Gun rights advocate believe the proposed laws are misguided and will not solve the problem of gun violence. But supporters of stricter gun laws believe these efforts will prevent future tragedies.
State Rep. Carol Sente, D-59th, of Vernon Hills, said she supports a ban on assault weapons and high-capacity magazines at the state level.
Sente said she is a co-sponsor of a House bill by State Rep. Edward Acevado, D-Chicago, that would ban the sale, purchase or manufacture of semi-automatic assault weapons or assault weapons attachments. She is also the chief sponsor of House Bill 1871, which would ban the sale, manufacture or purchase of large capacity ammunition feeding devices.
Sente said her main motivation for supporting legislation at the state level is because of recent tragedies involving the use of semi-automatic weapons by deranged gunmen like the recent Colorado movie theater shooting and the mass shooting that seriously injured Arizona congresswoman Gabrielle Giffords in 2011.
‘Can’t feel safe’
“We’ve seen so many of these incidents and they’re increasing,” said Sente. “You can’t feel safe in a movie theater, you can’t feel safe in a school. We need to ban assault weapons.”
But Lebrun questions whether a ban on certain types of weapons would reduce violence. He said that when the federal assault weapons ban was in effect from 1994-2004, there was not a noticeable decrease in mass shootings. The mass shooting at Columbine High School in Colorado, for example, occurred in 1999, when the assault weapons ban was still in effect.
“With that law, it failed to reduce crime or stop anything from happening,” he said. “If it was a failure at the federal level, how is it going to be any different at the state level?”
Lebrun said Illinois already has some of the strictest guns in the country and gun owners have to go through an extensive background check with the Illinois State Police to obtain a Firearms Owners Identification card in order to legally possess a firearm or ammunition.
Connie Shanahan, a firearms instructor at Just Target Guns, noted that under Gov.
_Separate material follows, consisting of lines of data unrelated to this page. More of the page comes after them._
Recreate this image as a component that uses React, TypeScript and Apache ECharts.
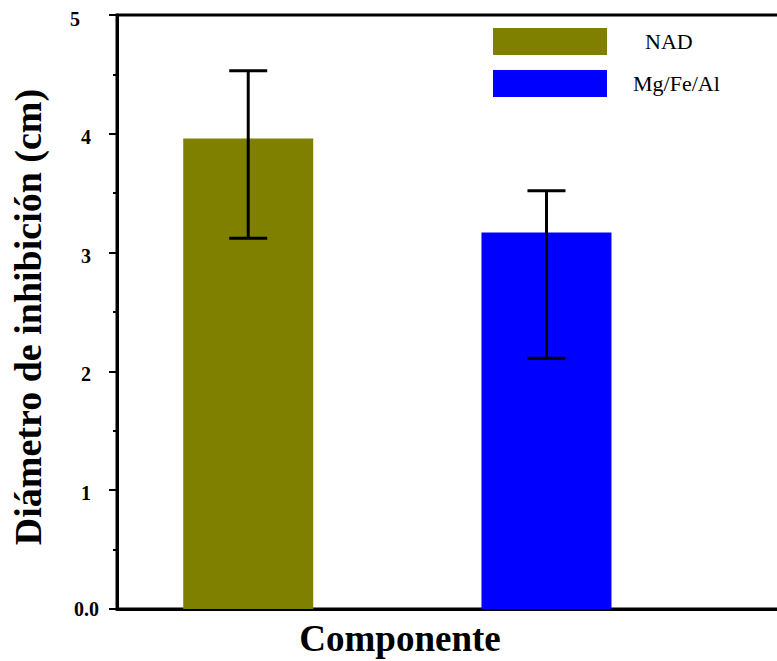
import React, { useEffect, useRef } from "react";
import * as echarts from "echarts";

// Mean inhibition diameters (cm) and their error-bar limits
const groups = ["NAD", "Mg/Fe/Al"];
const positions = [1, 2];
const means = [3.96, 3.17];
const errLow = [3.12, 2.11];
const errHigh = [4.53, 3.52];
const colors = ["#808000", "#0000ff"];
const yTicks = [0, 1, 2, 3, 4, 5];

const FONT = '"Times New Roman", "Liberation Serif", serif';

export default function App() {
  const ref = useRef<HTMLDivElement>(null);

  useEffect(() => {
    if (!ref.current) return;
    const chart = echarts.init(ref.current, undefined, { renderer: "svg" });

    const barSeries = groups.map((g, i) => ({
      name: g,
      type: "bar",
      data: [[positions[i], means[i]]],
      barWidth: 130,
      barGap: "-100%",
      itemStyle: { color: colors[i] },
      z: 2,
    }));

    const errData = groups.map((_, i) => [positions[i], errLow[i], errHigh[i]]);

    const labelStyle = { fontFamily: FONT, fontSize: 20, fontWeight: "bold", color: "#000" };

    chart.setOption({
      animation: false,
      backgroundColor: "#ffffff",
      grid: {
        left: 117,
        width: 680,
        top: 15,
        bottom: 52,
        outerBoundsMode: "none",
        containLabel: false,
        show: true,
        borderColor: "#000",
        borderWidth: 3,
        backgroundColor: "transparent",
      },
      legend: {
        data: groups,
        orient: "vertical",
        left: 493,
        top: 28,
        padding: 0,
        itemWidth: 114,
        itemHeight: 27,
        itemGap: 15,
        icon: "rect",
        formatter: (name: string) => (name === "NAD" ? `{n|${name}}` : `{m|${name}}`),
        textStyle: {
          fontFamily: FONT,
          fontSize: 22,
          color: "#000",
          rich: {
            n: { fontFamily: FONT, fontSize: 22, color: "#000", padding: [0, 0, 0, 33] },
            m: { fontFamily: FONT, fontSize: 22, color: "#000", padding: [0, 0, 0, 21] },
          },
        },
      },
      xAxis: {
        type: "value",
        min: 0.56,
        max: 2.84,
        axisLine: { show: true, onZero: false, lineStyle: { color: "#000", width: 3 } },
        axisTick: { show: false },
        axisLabel: { show: false },
        splitLine: { show: false },
      },
      yAxis: {
        type: "value",
        min: yTicks[0],
        max: yTicks[yTicks.length - 1],
        interval: 1,
        name: "Diámetro de inhibición (cm)",
        nameLocation: "middle",
        nameGap: 70,
        nameTextStyle: {
          fontFamily: FONT,
          fontSize: 38,
          fontWeight: "bold",
          color: "#000",
          padding: [0, 10, 0, 0],
        },
        axisLine: { show: true, lineStyle: { color: "#000", width: 3 } },
        axisTick: { show: true, inside: false, length: 8, lineStyle: { color: "#000", width: 2 } },
        minorTick: { show: true, splitNumber: 2, length: 4, lineStyle: { color: "#000", width: 2 } },
        splitLine: { show: false },
        axisLabel: {
          margin: 18,
          ...labelStyle,
          formatter: (v: number) =>
            v === 0 ? "{a|0.0}" : v === 5 ? `{c|${v}}` : `{b|${v}}`,
          rich: {
            a: { ...labelStyle },
            b: { ...labelStyle, padding: [6, 8, 0, 0] },
            c: { ...labelStyle, padding: [8, 19, 0, 0] },
          },
        },
      },
      graphic: [
        {
          type: "text",
          x: 400,
          y: 638,
          style: {
            text: "Componente",
            fontFamily: FONT,
            fontSize: 37,
            fontWeight: "bold",
            fill: "#000",
            textAlign: "center",
            textVerticalAlign: "middle",
          },
        },
      ],
      series: [
        ...barSeries,
        {
          name: "error",
          type: "custom",
          data: errData,
          encode: { x: 0, y: [1, 2] },
          z: 5,
          renderItem: (_params: any, api: any) => {
            const x = api.value(0);
            const top = api.coord([x, api.value(2)]);
            const bot = api.coord([x, api.value(1)]);
            const half = 19;
            const style = { stroke: "#000", lineWidth: 3 };
            return {
              type: "group",
              children: [
                { type: "line", shape: { x1: top[0], y1: top[1], x2: bot[0], y2: bot[1] }, style },
                { type: "line", shape: { x1: top[0] - half, y1: top[1], x2: top[0] + half, y2: top[1] }, style },
                { type: "line", shape: { x1: bot[0] - half, y1: bot[1], x2: bot[0] + half, y2: bot[1] }, style },
              ],
            };
          },
        },
      ],
    });

    return () => chart.dispose();
  }, []);

  return (
    <div
      ref={ref}
      style={{ position: "fixed", left: 0, top: 0, width: 777, height: 661 }}
    />
  );
}
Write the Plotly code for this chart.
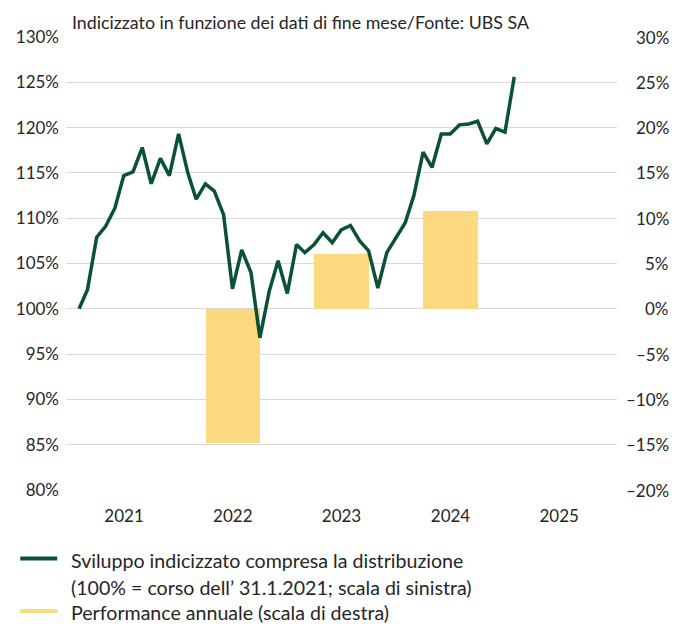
import pandas as pd
import plotly.graph_objects as go

# Monthly indexed development (end of month), Jan 2021 - Jan 2025, in %
index_values = [
    100.0, 102.1, 107.9, 109.1, 111.1, 114.7, 115.1, 117.8, 113.8, 116.6, 114.7, 119.3,
    115.0, 112.1, 113.8, 113.0, 110.4, 102.2, 106.5, 104.0, 96.8, 101.9, 105.3, 101.7,
    107.1, 106.2, 107.1, 108.4, 107.3, 108.7, 109.2, 107.5, 106.4, 102.3, 106.2, 107.8,
    109.5, 112.5, 117.3, 115.6, 119.3, 119.3, 120.3, 120.4, 120.7, 118.2, 119.9, 119.5,
    125.6,
]
dates = pd.date_range("2021-01-31", periods=len(index_values), freq=pd.offsets.MonthEnd())

# Annual performance (right scale), in %
perf_years = ["2022-07-01", "2023-07-01", "2024-07-01"]
perf_values = [-14.8, 6.0, 10.8]

year_ticks = ["2021-07-01", "2022-07-01", "2023-07-01", "2024-07-01", "2025-07-01"]
year_labels = ["2021", "2022", "2023", "2024", "2025"]

left_vals = [80, 85, 90, 95, 100, 105, 110, 115, 120, 125, 130]
left_text = [f"{v}%" for v in left_vals]
right_vals = [-20, -15, -10, -5, 0, 5, 10, 15, 20, 25, 30]
right_text = [(f"–{abs(v)}%" if v < 0 else f"{v}%") for v in right_vals]

GREEN = "#0b5137"
YELLOW = "#fcd97e"
FONT = "Lato"
TXT = "#262626"

fig = go.Figure()

fig.add_trace(go.Bar(
    x=pd.to_datetime(perf_years), y=perf_values, yaxis="y",
    width=182.5 * 86400000, marker=dict(color=YELLOW, line=dict(width=0)),
    name="Performance annuale (scala di destra)", showlegend=False,
))
fig.add_trace(go.Scatter(
    x=dates, y=index_values, yaxis="y2", mode="lines",
    line=dict(color=GREEN, width=3.5, shape="linear"),
    name="Sviluppo indicizzato compresa la distribuzione<br>(100% = corso dell’ 31.1.2021; scala di sinistra)",
    showlegend=False,
))

# Right axis labels (right-aligned, placed on the right scale)
for v, t in zip(right_vals, right_text):
    fig.add_annotation(x=1, xref="paper", xshift=54, xanchor="right", y=v, yref="y",
                       text=t, showarrow=False, font=dict(family=FONT, size=17, color=TXT))

fig.add_annotation(x=0, xref="paper", xshift=4, xanchor="left", y=1.034, yref="paper",
                   yanchor="middle", showarrow=False,
                   text="Indicizzato in funzione dei dati di fine mese/Fonte: UBS SA",
                   font=dict(family=FONT, size=17.8, color=TXT))

# Legend (drawn manually)
fig.add_shape(type="line", xref="paper", yref="paper", x0=-0.083, x1=-0.016,
              y0=-0.151, y1=-0.151, line=dict(color=GREEN, width=4))
fig.add_shape(type="line", xref="paper", yref="paper", x0=-0.083, x1=-0.016,
              y0=-0.267, y1=-0.267, line=dict(color=YELLOW, width=4))
legend_lines = [
    ("Sviluppo indicizzato compresa la distribuzione", -0.151),
    ("(100% = corso dell’ 31.1.2021; scala di sinistra)", -0.211),
    ("Performance annuale (scala di destra)", -0.267),
]
for txt, yy in legend_lines:
    fig.add_annotation(x=0.005, xref="paper", xanchor="left", y=yy, yref="paper",
                       yanchor="middle", yshift=-2, showarrow=False, align="left",
                       text=txt, font=dict(family=FONT, size=19.6, color=TXT))

fig.update_layout(
    width=674, height=624,
    margin=dict(l=66, r=57, t=37.3, b=133.5, pad=0),
    paper_bgcolor="white", plot_bgcolor="white",
    font=dict(family=FONT, size=17, color=TXT),
    showlegend=False,
    xaxis=dict(type="date", range=["2020-12-18", "2026-01-11"],
               tickvals=pd.to_datetime(year_ticks), ticktext=year_labels,
               showgrid=False, zeroline=False, showline=False, ticks="",
               tickfont=dict(size=17), ticklabelstandoff=14),
    yaxis=dict(side="right", range=[-20, 30], tickvals=right_vals,
               showticklabels=False, showgrid=True, gridcolor="#d9d9d9", gridwidth=1.3,
               zeroline=False, showline=False, ticks=""),
    yaxis2=dict(side="left", overlaying="y", range=[80, 130], tickvals=left_vals,
                ticktext=left_text, showgrid=False, zeroline=False, showline=False,
                ticks="", tickfont=dict(size=17), ticklabelstandoff=6),
    bargap=0,
)

fig.write_html("out.html")
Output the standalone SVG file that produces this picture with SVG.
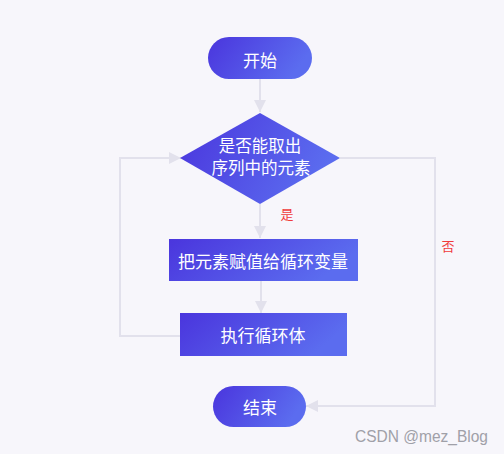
<svg xmlns="http://www.w3.org/2000/svg" width="504" height="454" viewBox="0 0 504 454">
<defs>
<linearGradient id="g" x1="0" y1="0" x2="1" y2="0.3">
<stop offset="0" stop-color="#4a35dd"/>
<stop offset="1" stop-color="#5b6cef"/>
</linearGradient>
<marker id="ah" viewBox="0 0 12 12" refX="12" refY="6" markerWidth="12" markerHeight="12" markerUnits="userSpaceOnUse" orient="auto">
<path d="M0,0 L12,6 L0,12 Z" fill="#e2e1ec"/>
</marker>
<style>
.n{fill:url(#g);}
.t{font-family:"Noto Sans CJK SC","Noto Sans",sans-serif;fill:#ffffff;text-anchor:middle;dominant-baseline:central;font-size:17px;}
.e{fill:none;stroke:#e2e1ec;stroke-width:2;}
.l{font-family:"Noto Sans CJK SC",sans-serif;fill:#f03b3b;font-size:13px;text-anchor:middle;dominant-baseline:central;}
</style>
</defs>
<rect width="504" height="454" fill="#f7f6fb"/>
<g id="edges">
<path class="e" d="M260,79 V112" marker-end="url(#ah)"/>
<path class="e" d="M260,204 V238" marker-end="url(#ah)"/>
<path class="e" d="M261,281 V313" marker-end="url(#ah)"/>
<path class="e" d="M180,336 H120 V158 H181" marker-end="url(#ah)"/>
<path class="e" d="M340,158 H435 V406 H306" marker-end="url(#ah)"/>
<text class="l" x="287" y="213">是</text>
<text class="l" x="448" y="245">否</text>
</g>
<g id="start">
<rect class="n" x="208" y="37" width="104" height="42" rx="21"/>
<text class="t" x="260" y="59">开始</text>
</g>
<g id="cond">
<path class="n" d="M260,113 L340,158 L260,204 L180,158 Z"/>
<text class="t" x="260" y="145" style="font-size:16.5px">是否能取出</text>
<text class="t" x="261" y="167" style="font-size:16.5px">序列中的元素</text>
</g>
<g id="assign">
<rect class="n" x="169" y="239" width="189" height="42"/>
<text class="t" x="263" y="260">把元素赋值给循环变量</text>
</g>
<g id="body">
<rect class="n" x="180" y="313" width="167" height="43"/>
<text class="t" x="263" y="334">执行循环体</text>
</g>
<g id="end">
<rect class="n" x="213" y="386" width="93" height="41" rx="20.5"/>
<text class="t" x="260" y="406">结束</text>
</g>
<text x="355" y="442" font-family="'Liberation Sans',sans-serif" font-size="16" fill="#a0a0a8" textLength="133" lengthAdjust="spacingAndGlyphs">CSDN @mez_Blog</text>
</svg>
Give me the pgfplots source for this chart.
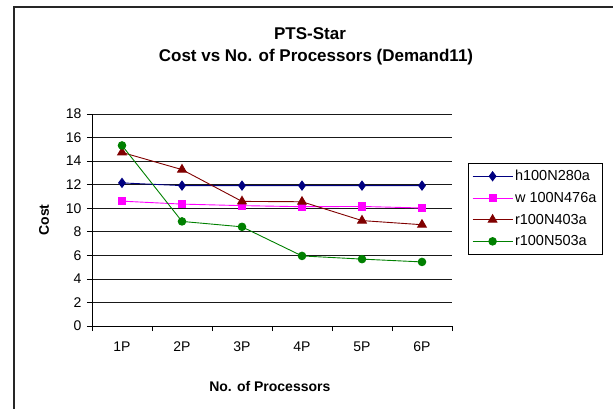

Quinn’s proposed assault weapons ban, certain hunting guns such as turkey hunting guns with pistol grabs would be considered illegal as well as antique collectable guns such certain kinds of World War I and Civil War rifles.
Sente said the state legislation she supports would not be targeted at hunting or antique weapons but at military-style assault weapons and large-capacity ammunition clips that have been used by gunmen in recent tragedies.
“I come from a family of hunters,” she said. “You don’t need a high-capacity ammunition clip or an assault weapon to go hunting.”
In response to a question regarding an assault weapons ban at the federal level, John McGovern, campaign spokesman for U.S. Rep. Robert Dold, R-10th, of Kenilworth, released the following statement: “Congressman Dold respects the right of the governor, state legislature and voters to determine policy for the state. At the federal level, he has consistently called for reasonable gun ownership combined with reasonable gun restrictions. He supports closing gun show loopholes and has worked with New York Mayor Michael Bloomberg to support legislation to keep firearms out of the hands of potential terrorists.”
Dold’s general election opponent, Democrat Brad Schneider, said he in a statement that he supports a ban on assault weapons.
“Senseless gun violence is, tragically, an everyday occurrence in this country, and assault weapons far too easily find their way into the hands of unstable or criminal individuals,” he said. “Since the Federal Assault Weapons Ban was allowed to expire, we have seen a tragic increase in the number of crimes involving these automatic weapons. I believe that assault weapons and high-capacity magazines have no business on our streets or near our children.”